Answer
$$\frac{\partial z}{\partial x}=\frac{y^3-x^2y}{(x^2+y^2)^2}$$
$$\frac{\partial z}{\partial y}=\frac{x^3-y^2x}{(x^2+y^2)^2}$$
Work Step by Step
To solve both partial derivatives we will use quotient rule.
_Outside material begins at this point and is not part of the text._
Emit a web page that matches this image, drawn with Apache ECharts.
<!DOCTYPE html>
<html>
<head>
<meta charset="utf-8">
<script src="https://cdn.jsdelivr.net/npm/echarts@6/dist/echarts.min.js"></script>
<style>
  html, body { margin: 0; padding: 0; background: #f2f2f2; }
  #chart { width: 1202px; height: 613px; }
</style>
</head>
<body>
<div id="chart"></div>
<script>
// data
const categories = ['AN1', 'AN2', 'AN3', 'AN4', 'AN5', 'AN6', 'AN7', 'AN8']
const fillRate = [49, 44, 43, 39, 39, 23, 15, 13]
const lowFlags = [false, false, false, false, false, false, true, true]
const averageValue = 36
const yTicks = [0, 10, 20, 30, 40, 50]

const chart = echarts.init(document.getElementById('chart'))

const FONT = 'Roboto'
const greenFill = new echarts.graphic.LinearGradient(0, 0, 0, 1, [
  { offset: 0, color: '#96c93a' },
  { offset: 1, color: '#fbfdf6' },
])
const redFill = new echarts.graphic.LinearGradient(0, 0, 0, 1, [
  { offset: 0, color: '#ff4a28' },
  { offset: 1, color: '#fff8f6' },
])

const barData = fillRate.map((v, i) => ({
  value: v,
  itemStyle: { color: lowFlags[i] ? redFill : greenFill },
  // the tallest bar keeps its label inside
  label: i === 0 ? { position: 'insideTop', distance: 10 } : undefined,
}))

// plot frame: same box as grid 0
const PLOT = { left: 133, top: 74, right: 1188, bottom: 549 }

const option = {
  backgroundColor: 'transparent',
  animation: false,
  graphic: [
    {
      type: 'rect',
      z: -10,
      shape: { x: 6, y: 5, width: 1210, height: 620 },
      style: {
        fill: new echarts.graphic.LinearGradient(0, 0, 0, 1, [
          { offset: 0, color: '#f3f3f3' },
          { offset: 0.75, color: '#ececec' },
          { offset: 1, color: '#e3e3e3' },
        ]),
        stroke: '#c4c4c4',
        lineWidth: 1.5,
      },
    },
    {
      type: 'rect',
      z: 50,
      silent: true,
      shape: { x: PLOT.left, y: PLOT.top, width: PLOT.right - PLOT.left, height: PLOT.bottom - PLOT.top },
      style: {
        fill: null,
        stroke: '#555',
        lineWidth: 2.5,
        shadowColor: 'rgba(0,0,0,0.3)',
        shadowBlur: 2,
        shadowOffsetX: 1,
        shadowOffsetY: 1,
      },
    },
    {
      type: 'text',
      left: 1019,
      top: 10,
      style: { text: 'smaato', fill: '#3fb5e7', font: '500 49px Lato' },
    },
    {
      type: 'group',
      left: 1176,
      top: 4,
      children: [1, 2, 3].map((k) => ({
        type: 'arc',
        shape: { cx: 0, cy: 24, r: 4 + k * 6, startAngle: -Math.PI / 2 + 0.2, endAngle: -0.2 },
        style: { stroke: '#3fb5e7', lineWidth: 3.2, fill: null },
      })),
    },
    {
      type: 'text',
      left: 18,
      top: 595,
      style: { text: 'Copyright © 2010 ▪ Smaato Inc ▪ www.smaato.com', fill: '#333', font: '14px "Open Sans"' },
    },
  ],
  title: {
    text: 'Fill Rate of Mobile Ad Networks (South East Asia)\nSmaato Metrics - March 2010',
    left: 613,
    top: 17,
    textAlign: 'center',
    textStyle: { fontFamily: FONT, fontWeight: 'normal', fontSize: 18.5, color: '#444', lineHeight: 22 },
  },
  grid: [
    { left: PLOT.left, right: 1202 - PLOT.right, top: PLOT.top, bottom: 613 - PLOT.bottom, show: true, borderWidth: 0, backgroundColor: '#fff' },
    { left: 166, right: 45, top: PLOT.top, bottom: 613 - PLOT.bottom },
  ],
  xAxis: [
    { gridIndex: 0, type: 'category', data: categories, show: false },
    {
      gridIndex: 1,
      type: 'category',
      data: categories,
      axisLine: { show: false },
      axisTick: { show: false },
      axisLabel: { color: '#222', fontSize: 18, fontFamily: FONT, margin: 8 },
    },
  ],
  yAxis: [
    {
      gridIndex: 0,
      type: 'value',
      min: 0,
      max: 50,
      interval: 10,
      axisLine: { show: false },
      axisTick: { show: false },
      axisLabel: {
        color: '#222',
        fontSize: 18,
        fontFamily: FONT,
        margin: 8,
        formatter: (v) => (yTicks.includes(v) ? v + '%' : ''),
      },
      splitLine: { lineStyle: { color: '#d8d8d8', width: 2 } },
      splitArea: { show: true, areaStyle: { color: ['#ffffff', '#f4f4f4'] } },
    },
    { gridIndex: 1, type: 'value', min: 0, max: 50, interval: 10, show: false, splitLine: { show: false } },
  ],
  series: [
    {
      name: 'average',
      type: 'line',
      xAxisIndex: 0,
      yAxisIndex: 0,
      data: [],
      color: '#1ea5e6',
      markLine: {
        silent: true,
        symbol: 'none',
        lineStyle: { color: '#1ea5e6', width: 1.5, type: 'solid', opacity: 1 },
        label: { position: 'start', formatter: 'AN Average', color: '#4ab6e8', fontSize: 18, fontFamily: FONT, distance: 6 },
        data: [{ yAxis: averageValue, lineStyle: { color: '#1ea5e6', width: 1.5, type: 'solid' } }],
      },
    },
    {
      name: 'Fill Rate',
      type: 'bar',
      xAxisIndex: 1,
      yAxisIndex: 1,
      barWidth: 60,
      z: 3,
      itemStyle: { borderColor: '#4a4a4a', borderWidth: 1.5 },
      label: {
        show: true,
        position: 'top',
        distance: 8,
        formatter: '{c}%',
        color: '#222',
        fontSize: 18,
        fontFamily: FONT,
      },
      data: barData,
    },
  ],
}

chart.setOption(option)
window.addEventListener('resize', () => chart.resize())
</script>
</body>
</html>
The partial derivative with respect to $x$ is:
$$\frac{\partial z}{\partial x}=\frac{\partial }{\partial x}\left(\frac{xy}{x^2+y^2}\right)=\frac{(x^2+y^2)\frac{\partial }{\partial x}(xy)-xy\frac{\partial }{\partial x}(x^2+y^2)}{(x^2+y^2)^2}=\frac{(x^2+y^2)\cdot y-xy\cdot2x}{(x^2+y^2)^2}=\frac{x^2y+y^3-2x^2y}{(x^2+y^2)^2}=\frac{y^3-x^2y}{(x^2+y^2)^2}$$
because $y$ is treated as a constant.
The partial derivative with respect to $y$ is:
$$\frac{\partial z}{\partial y}=\frac{\partial }{\partial y}\left(\frac{xy}{x^2+y^2}\right)=\frac{(x^2+y^2)\frac{\partial}{\partial y}(xy)-xy\frac{\partial }{\partial y}(x^2+y^2)}{(x^2+y^2)^2}=\frac{(x^2+y^2)\cdot x-xy\cdot2y}{(x^2+y^2)^2}=\frac{x^3+y^2x-2y^2x}{(x^2+y^2)^2}=\frac{x^3-y^2x}{(x^2+y^2)^2}$$
because now $x$ is treated as a constant.